Brevemente, o Governo vai apresentar a proposta de Orçamento do Estado para 2024, onde vai descrever como pretende orientar a actividade do Estado durante o próximo ano. Serão definidas áreas prioritárias e, dentro destas, os problemas fundamentais a enfrentar, quais as acções concretas para os resolver e como pretende o Governo assegurar o financiamento dessa actividade.

2024 inicia um ciclo de três anos eleitorais. Por isso, tanto o Governo e o partido que o suporta no Parlamento, como os partidos das diversas oposições vão dedicar especial atenção ao debate da proposta de Orçamento. Como é natural, as perspectivas serão bem distintas. E, possivelmente, tanto num caso como noutro, como em vários outros segmentos em que se mantêm discussões do mesmo teor, nenhuma das posições está inteiramente certa nem errada.

Neste debate a maioria absoluta torna a vida mais fácil ao Governo porque aritmeticamente garante que a proposta será aprovada. A oposição, minoritária e ideologicamente diversa, não tem um discurso uniforme, e está numa posição mais difícil.

O problema não está na existência de opções ideológicas. As ideologias traduzem distintas perspectivas quanto à organização e desenvolvimento da sociedade, e em democracia criam uma dinâmica que facilita a discussão sobre projectos e iniciativas e a construção de soluções e compromissos. Aliás, penso que as críticas feitas a determinadas decisões do governo, seja ele qual for, por reflectirem opções ideológicas e não critérios de racionalidade de gestão, traduzem elas próprias uma opção ideológica.

Insisto que o problema está na falta de uma discussão nacional centrada sobre o Portugal que queremos no futuro. Queremos continuar a ter uma economia assente em baixos salários, ou será preferível investir na resolução do problema da produtividade que todos reconhecem, incentivando a produção de bens e serviços de alto valor acrescentado, que aumentará as receitas e permitirá o aumento do rendimento disponível?

Como resolver o problema criado pela enorme dimensão da economia informal, que não só traduz a existência de um enorme volume de actividade económica que se efectua ilicitamente, indicando uma enorme ineficiência dos sistemas de monitorização e controlo de que a Administração Pública dispõe, como também, e sobretudo, cria uma enorme área de injustiça relativa por permitir que determinados cidadãos aufiram rendimentos totalmente à margem dos sistemas de tributação e que, por isso, não são considerados para efeitos estatísticos nem para a função redistributiva que os impostos sobre o rendimento também têm, e, por outro lado, aumentam o esforço a cargo dos que declaram regularmente os seus rendimentos?

Neste quadro, deveríamos discutir qual deve ser o papel do Estado e a dimensão da Administração Pública.
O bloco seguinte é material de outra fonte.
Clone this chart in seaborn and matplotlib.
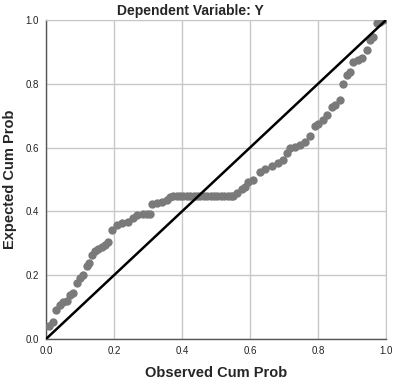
import matplotlib
matplotlib.use("Agg")
import matplotlib.pyplot as plt
import numpy as np
import pandas as pd
import seaborn as sns

# P-P plot values
observed = [
    0.010, 0.020, 0.029, 0.041, 0.050, 0.061, 0.071, 0.079, 0.090, 0.100,
    0.109, 0.120, 0.126, 0.134, 0.144, 0.153, 0.164, 0.174, 0.182, 0.193,
    0.208, 0.223, 0.241, 0.256, 0.267, 0.285, 0.296, 0.306, 0.311, 0.326,
    0.340, 0.355, 0.365, 0.374, 0.384, 0.394, 0.404, 0.414, 0.424, 0.434,
    0.444, 0.454, 0.464, 0.474, 0.484, 0.494, 0.504, 0.514, 0.524, 0.534,
    0.544, 0.550, 0.561, 0.576, 0.585, 0.594, 0.609, 0.629, 0.644, 0.664,
    0.682, 0.697, 0.708, 0.718, 0.732, 0.747, 0.762, 0.776, 0.791, 0.800,
    0.815, 0.826, 0.840, 0.850, 0.865, 0.873, 0.884, 0.894, 0.903, 0.918,
    0.929, 0.943, 0.953, 0.962, 0.973, 0.982, 0.990,
]
expected = [
    0.041, 0.054, 0.091, 0.107, 0.116, 0.120, 0.138, 0.145, 0.176, 0.191,
    0.201, 0.229, 0.238, 0.263, 0.276, 0.282, 0.288, 0.295, 0.305, 0.342,
    0.357, 0.365, 0.368, 0.379, 0.389, 0.392, 0.392, 0.392, 0.423, 0.426,
    0.430, 0.436, 0.446, 0.449, 0.449, 0.449, 0.449, 0.449, 0.449, 0.449,
    0.449, 0.449, 0.449, 0.449, 0.449, 0.449, 0.449, 0.449, 0.449, 0.449,
    0.449, 0.449, 0.458, 0.470, 0.476, 0.493, 0.498, 0.524, 0.533, 0.542,
    0.552, 0.561, 0.583, 0.599, 0.603, 0.608, 0.618, 0.636, 0.668, 0.674,
    0.687, 0.702, 0.728, 0.734, 0.749, 0.799, 0.828, 0.838, 0.869, 0.875,
    0.881, 0.906, 0.937, 0.948, 0.991, 0.995, 1.000,
]
diag = [0.0, 1.0]
ticks = [0.0, 0.2, 0.4, 0.6, 0.8, 1.0]
tick_labels = ["0.0", "0.2", "0.4", "0.6", "0.8", "1.0"]

df = pd.DataFrame({"obs": observed, "exp": expected})
ref = pd.DataFrame({"x": diag, "y": diag})

sns.set_style("white")
plt.rcParams["font.family"] = ["Liberation Sans", "DejaVu Sans"]

fig = plt.figure(figsize=(4.11, 3.87), dpi=100)
ax = fig.add_axes([46 / 411, 48 / 387, 340 / 411, 319 / 387])

ax.grid(True, color="#c8c8c8", linewidth=1.0)
ax.set_axisbelow(True)

sns.scatterplot(data=df, x="obs", y="exp", ax=ax, color="#7a7a7a",
                s=36, linewidth=0, zorder=3)
sns.lineplot(data=ref, x="x", y="y", ax=ax, color="black",
             linewidth=1.8, zorder=4)

ax.set_xlim(0, 1)
ax.set_ylim(0, 1)
ax.set_xticks(ticks)
ax.set_yticks(ticks)
ax.set_xticklabels(tick_labels)
ax.set_yticklabels(tick_labels)
ax.tick_params(labelsize=7, colors="#222222", length=0, pad=5)

for side in ["top", "right"]:
    ax.spines[side].set_color("#c8c8c8")
for side in ["left", "bottom"]:
    ax.spines[side].set_color("#555555")
    ax.spines[side].set_linewidth(1.0)

ax.set_xlabel("Observed Cum Prob", fontsize=10.5, fontweight="bold")
ax.set_ylabel("Expected Cum Prob", fontsize=10.5, fontweight="bold")
ax.xaxis.set_label_coords(0.5, -0.107)
ax.yaxis.set_label_coords(-0.106, 0.5)
ax.xaxis.label.set_va("center")
ax.yaxis.label.set_va("center")

fig.text(190 / 411, 1 - 11 / 387, "Dependent Variable: Y", ha="center",
         va="center", fontsize=10, fontweight="bold")

fig.savefig("out.png", dpi=100)
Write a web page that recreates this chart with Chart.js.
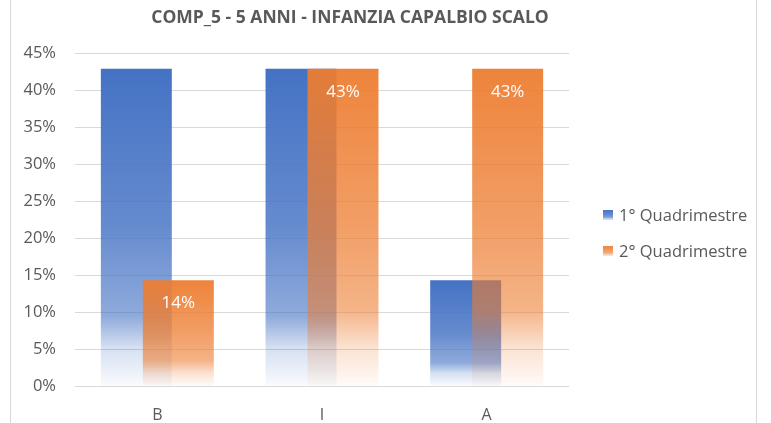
<!DOCTYPE html>
<html>
<head>
<meta charset="utf-8">
<script src="https://cdn.jsdelivr.net/npm/chart.js@4/dist/chart.umd.min.js"></script>
<style>
  html, body { margin: 0; padding: 0; background: #fff; }
  #wrap { position: relative; width: 771px; height: 423px; overflow: hidden; }
  #frame { position: absolute; left: 10px; top: -2px; width: 747px; height: 440px;
           border: 1px solid #d9d9d9; box-sizing: border-box; pointer-events: none; }
  canvas { display: block; }
</style>
</head>
<body>
<div id="wrap">
  <canvas id="chart" width="771" height="423"></canvas>
  <div id="frame"></div>
</div>
<script>
// Categories and values (percent of children per level)
const categories = ['B', 'I', 'A'];
const firstTerm = [42.86, 42.86, 14.29];
const secondTerm = [14.29, 42.86, 42.86];
const seriesNames = ['1° Quadrimestre', '2° Quadrimestre'];
const chartTitle = 'COMP_5 - 5 ANNI - INFANZIA CAPALBIO SCALO';

const BLUE = '68,114,196';
const ORANGE = '237,125,49';
const blueStops = [[0, 1], [0.5, 0.82], [0.78, 0.6], [0.88, 0.22], [1, 0.03]];
const orangeStops = [[0, 0.95], [0.5, 0.74], [0.76, 0.58], [0.88, 0.22], [1, 0.03]];
const FONT = '"Open Sans", "DejaVu Sans", sans-serif';
const TEXT = '#595959';

// Vertical fade from the bar top down to its base
function barFill(rgb, stops) {
  return (ctx) => {
    const chart = ctx.chart;
    if (!chart.chartArea || ctx.type !== 'data') return `rgb(${rgb})`;
    const y = chart.scales.y;
    const top = y.getPixelForValue(ctx.raw);
    const base = y.getPixelForValue(0);
    const g = chart.ctx.createLinearGradient(0, top, 0, base);
    stops.forEach(([o, a]) => g.addColorStop(o, `rgba(${rgb},${a})`));
    return g;
  };
}

// Second series drawn over the first one
const drawOrder = {
  id: 'drawOrder',
  beforeDatasetsDraw(chart) {
    const metas = chart.getSortedVisibleDatasetMetas().slice().sort((a, b) => a.index - b.index);
    metas.forEach(m => m.controller.draw());
    return false;
  }
};

// Title, value labels of the second series and the legend
const decorations = {
  id: 'decorations',
  afterDraw(chart) {
    const c = chart.ctx;
    c.save();
    c.fillStyle = TEXT;
    c.font = `bold 17.5px ${FONT}`;
    c.textAlign = 'center';
    c.textBaseline = 'middle';
    c.fillText(chartTitle, 350, 18);

    const meta = chart.getDatasetMeta(1);
    c.fillStyle = '#ffffff';
    c.font = `17px ${FONT}`;
    meta.data.forEach((el, i) => {
      c.fillText(Math.round(secondTerm[i]) + '%', el.x, el.y + 23);
    });

    const items = [[BLUE, blueStops], [ORANGE, orangeStops]];
    c.textAlign = 'left';
    items.forEach(([rgb, stops], i) => {
      const cy = 215 + i * 36;
      const g = c.createLinearGradient(0, cy - 5, 0, cy + 5);
      stops.forEach(([o, a]) => g.addColorStop(o, `rgba(${rgb},${Math.max(a, 0.25)})`));
      c.fillStyle = g;
      c.fillRect(603, cy - 5, 10, 10);
      c.fillStyle = TEXT;
      c.font = `16.5px ${FONT}`;
      c.fillText(seriesNames[i], 619, cy + 1);
    });
    c.restore();
  }
};

new Chart(document.getElementById('chart'), {
  type: 'bar',
  data: {
    labels: categories,
    datasets: [
      { label: seriesNames[0], data: firstTerm, backgroundColor: barFill(BLUE, blueStops) },
      { label: seriesNames[1], data: secondTerm, backgroundColor: barFill(ORANGE, orangeStops) }
    ]
  },
  options: {
    responsive: false,
    animation: false,
    categoryPercentage: 0.51,
    barPercentage: 1.69,
    layout: { padding: { top: 53, right: 202, left: 0, bottom: 0 } },
    plugins: { legend: { display: false }, title: { display: false }, tooltip: { enabled: false } },
    scales: {
      x: {
        grid: { display: false },
        border: { display: false },
        ticks: { color: TEXT, font: { family: FONT, size: 16 }, padding: 12 },
        afterFit(s) { s.height = 37; }
      },
      y: {
        min: 0, max: 45,
        grid: { color: '#d9d9d9', drawTicks: false },
        border: { display: false },
        ticks: { stepSize: 5, color: TEXT, font: { family: FONT, size: 16.5 }, padding: 19,
                 callback: v => v + '%' },
        afterFit(s) { s.width = 75; }
      }
    }
  },
  plugins: [drawOrder, decorations]
});
</script>
</body>
</html>
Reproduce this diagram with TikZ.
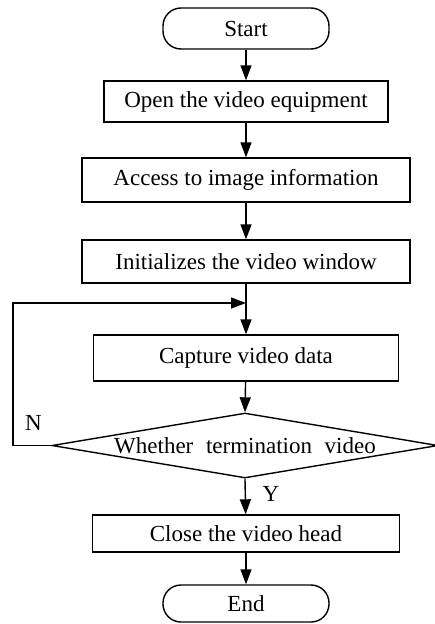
\documentclass[tikz,border=0pt]{standalone}
\usepackage{fontspec}
\setmainfont{Liberation Serif}
\usetikzlibrary{shapes.geometric,arrows.meta}
\begin{document}
\begin{tikzpicture}[x=1pt,y=-1pt,
  line width=1.4pt,
  font=\fontsize{23}{26}\selectfont,
  proc/.style={draw,rectangle,inner sep=0pt,minimum height=#1},
  term/.style={draw,rectangle,rounded corners=18pt,inner sep=0pt,minimum width=166pt,minimum height=#1},
  decision/.style={draw,diamond,inner sep=0pt,minimum width=386pt,minimum height=65pt},
  flow/.style={-{Triangle[length=15pt,width=11pt]}},
  tag/.style={inner sep=0pt}]
\useasboundingbox (0,0) rectangle (435,624);

\node[term=41pt] (start) at (246,28.5) {Start};
\node[proc=41pt,minimum width=284pt] (open) at (246,101.5) {Open the video equipment};
\node[proc=44pt,minimum width=328pt] (access) at (246,180) {Access to image information};
\node[proc=43pt,minimum width=328pt] (init) at (246,261.5) {Initializes the video window};
\node[proc=46pt,minimum width=305pt] (capture) at (246,358) {Capture video data};
\node[decision,label={center:Whether\hspace{0.55em}termination\hspace{0.55em}video}] (dec) at (245,445.5) {};
\node[proc=37pt,minimum width=307pt] (close) at (246,533.5) {Close the video head};
\node[term=37pt] (end) at (246,603.5) {End};

\coordinate (loopL) at (13,303);
\coordinate (join) at (init.south |- loopL);

\draw[flow] (start) -- (open);
\draw[flow] (open) -- (access);
\draw[flow] (access) -- (init);
\draw[flow] (init) -- (capture);
\draw[flow] (capture) -- (dec.north);
\draw[flow] (dec.west) -| (loopL) -- (join);
\draw[flow] (dec.south) -- (close);
\draw[flow] (close) -- (end);

\node[tag] (nlab) at (33.5,423) {N};
\node[tag] (ylab) at (271,494) {Y};
\end{tikzpicture}
\end{document}
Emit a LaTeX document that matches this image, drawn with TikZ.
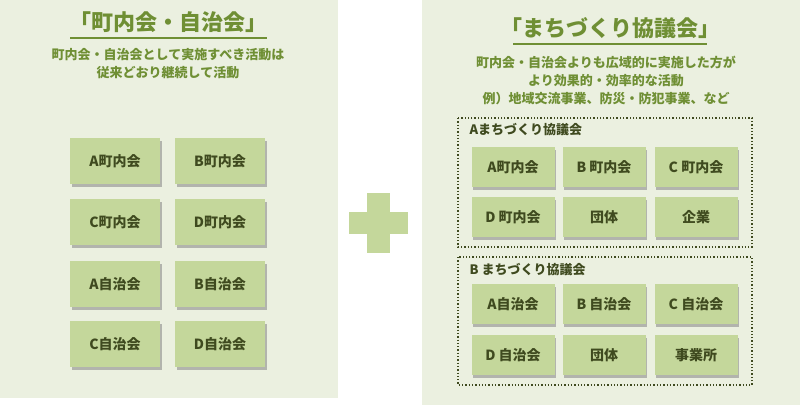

O elenco dos temas a discutir a este respeito depende da imaginação, mas atrevo-me a deixar aqui algumas perguntas que me parecem interessantes.

Quais as funções que a Administração Pública deve assegurar? Deve o Estado ser proprietário de empresas actuantes em segmentos onde existe concorrência, como no transporte aéreo ou na comunicação social, ou deve concentrar essa actividade apenas em segmentos estratégicos, como a saúde e a educação, onde seja necessário assegurar alguma capacidade de pressão sobre os preços dos serviços prestados ou dos bens produzidos?

Devem as empresas públicas de transportes públicos urbanos ter escopo lucrativo ou serem indutoras de suporte à actividade económica geral, financiadas por recursos públicos? Qual o papel do Estado no mercado da habitação?

Perante o quadro que seja dado pelas respostas a estas perguntas, poderíamos passar a discutir a outra face da questão: como financiar o Estado, e como assegurar uma adequada redistribuição de rendimentos daqueles que mais têm para aqueles que mais carecem.

Que tipo de impostos devemos ter? Que nível de impostos directos sobre o rendimento das pessoas e das empresas? Uma tributação progressiva, segundo o princípio de que que quem tem condições deve contribuir de acordo com as suas possibilidades? Ou uma tributação proporcional, com uma taxa única independentemente do nível de rendimentos?

E os impostos indirectos devem ter taxas únicas por produtos? Ou aproveitar a experiência do IVA zero e reconhecer que existem produtos que devem ser tributados a uma taxa inferior à de outros, cujo consumo está ligado a rendimentos mais altos?

E os impostos sobre o património, devem estes incidir de forma cega sobre a propriedade, independentemente da utilização que lhe é dada, ou reflectir de alguma forma a situação individual do proprietário? E como incentivar e proteger a poupança? Haverá melhor momento para que se pense nestes temas do que a discussão do Orçamento do Estado?

O autor escreve de acordo com a antiga ortografia.